Re: specifying number of nodes for job

2008-09-07 Thread Mafish Liu
On Mon, Sep 8, 2008 at 2:25 AM, Sandy <[EMAIL PROTECTED]> wrote:

> Hi,
>
> This may be a silly question, but I'm strangely having trouble finding an
> answer for it (perhaps I'm looking in the wrong places?).
>
> Suppose I have a cluster with n nodes each with m processors.
>
> I wish to test the performance of, say,  the wordcount program on k
> processors, where k is varied from k = 1 ... nm.


You can  specify the number of tasks for each node in your hadoop-site.xml
file.
So you can get k varied from k = n, 2*nm*n instead of k = 1...nm.


> How would I do this? I'm having trouble finding the proper command line
> option in the commands manual (
> http://hadoop.apache.org/core/docs/current/commands_manual.html)
>
>
>
> Thank you very much for you time.
>
> -SM
>



-- 
[EMAIL PROTECTED]
Institute of Computing Technology, Chinese Academy of Sciences, Beijing.

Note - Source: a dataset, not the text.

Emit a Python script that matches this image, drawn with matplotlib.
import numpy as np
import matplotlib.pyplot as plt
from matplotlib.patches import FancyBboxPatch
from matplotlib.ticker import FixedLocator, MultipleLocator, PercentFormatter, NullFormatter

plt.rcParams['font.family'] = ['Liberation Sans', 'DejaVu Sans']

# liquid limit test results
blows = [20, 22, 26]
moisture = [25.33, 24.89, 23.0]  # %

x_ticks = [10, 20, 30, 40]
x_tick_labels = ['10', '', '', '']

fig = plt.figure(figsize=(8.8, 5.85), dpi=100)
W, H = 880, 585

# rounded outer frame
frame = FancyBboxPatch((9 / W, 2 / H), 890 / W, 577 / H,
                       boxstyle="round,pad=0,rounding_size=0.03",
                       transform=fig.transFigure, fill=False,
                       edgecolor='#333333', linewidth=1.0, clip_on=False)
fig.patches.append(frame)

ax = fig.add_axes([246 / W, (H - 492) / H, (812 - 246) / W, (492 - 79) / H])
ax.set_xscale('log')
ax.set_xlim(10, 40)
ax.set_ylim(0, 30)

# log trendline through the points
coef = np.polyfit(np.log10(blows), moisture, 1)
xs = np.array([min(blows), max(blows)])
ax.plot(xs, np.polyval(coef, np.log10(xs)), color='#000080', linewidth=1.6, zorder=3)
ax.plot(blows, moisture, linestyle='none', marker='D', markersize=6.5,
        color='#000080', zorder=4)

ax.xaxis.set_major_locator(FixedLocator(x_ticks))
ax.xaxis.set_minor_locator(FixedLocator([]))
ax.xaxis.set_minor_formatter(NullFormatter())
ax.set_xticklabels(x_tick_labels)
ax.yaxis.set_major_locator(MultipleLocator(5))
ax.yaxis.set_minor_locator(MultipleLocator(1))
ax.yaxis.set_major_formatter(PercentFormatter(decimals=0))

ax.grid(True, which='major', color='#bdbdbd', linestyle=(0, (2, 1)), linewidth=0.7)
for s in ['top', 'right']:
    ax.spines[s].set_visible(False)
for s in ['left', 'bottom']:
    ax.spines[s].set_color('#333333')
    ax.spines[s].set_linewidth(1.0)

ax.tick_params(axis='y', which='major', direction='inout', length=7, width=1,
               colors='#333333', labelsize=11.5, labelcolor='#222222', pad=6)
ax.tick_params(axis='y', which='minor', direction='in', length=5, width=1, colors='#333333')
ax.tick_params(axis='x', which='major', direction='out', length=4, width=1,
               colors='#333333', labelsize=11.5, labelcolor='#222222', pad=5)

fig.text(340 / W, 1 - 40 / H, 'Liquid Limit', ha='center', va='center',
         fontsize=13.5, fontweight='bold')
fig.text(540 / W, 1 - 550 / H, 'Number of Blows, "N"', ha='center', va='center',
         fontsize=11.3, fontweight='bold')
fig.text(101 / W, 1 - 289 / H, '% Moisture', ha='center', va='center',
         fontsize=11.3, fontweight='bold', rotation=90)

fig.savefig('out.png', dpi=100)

specifying number of nodes for job

2008-09-07 Thread Sandy
Hi,

This may be a silly question, but I'm strangely having trouble finding an
answer for it (perhaps I'm looking in the wrong places?).

Suppose I have a cluster with n nodes each with m processors.

I wish to test the performance of, say,  the wordcount program on k
processors, where k is varied from k = 1 ... nm.

How would I do this? I'm having trouble finding the proper command line
option in the commands manual (
http://hadoop.apache.org/core/docs/current/commands_manual.html)



Thank you very much for you time.

-SM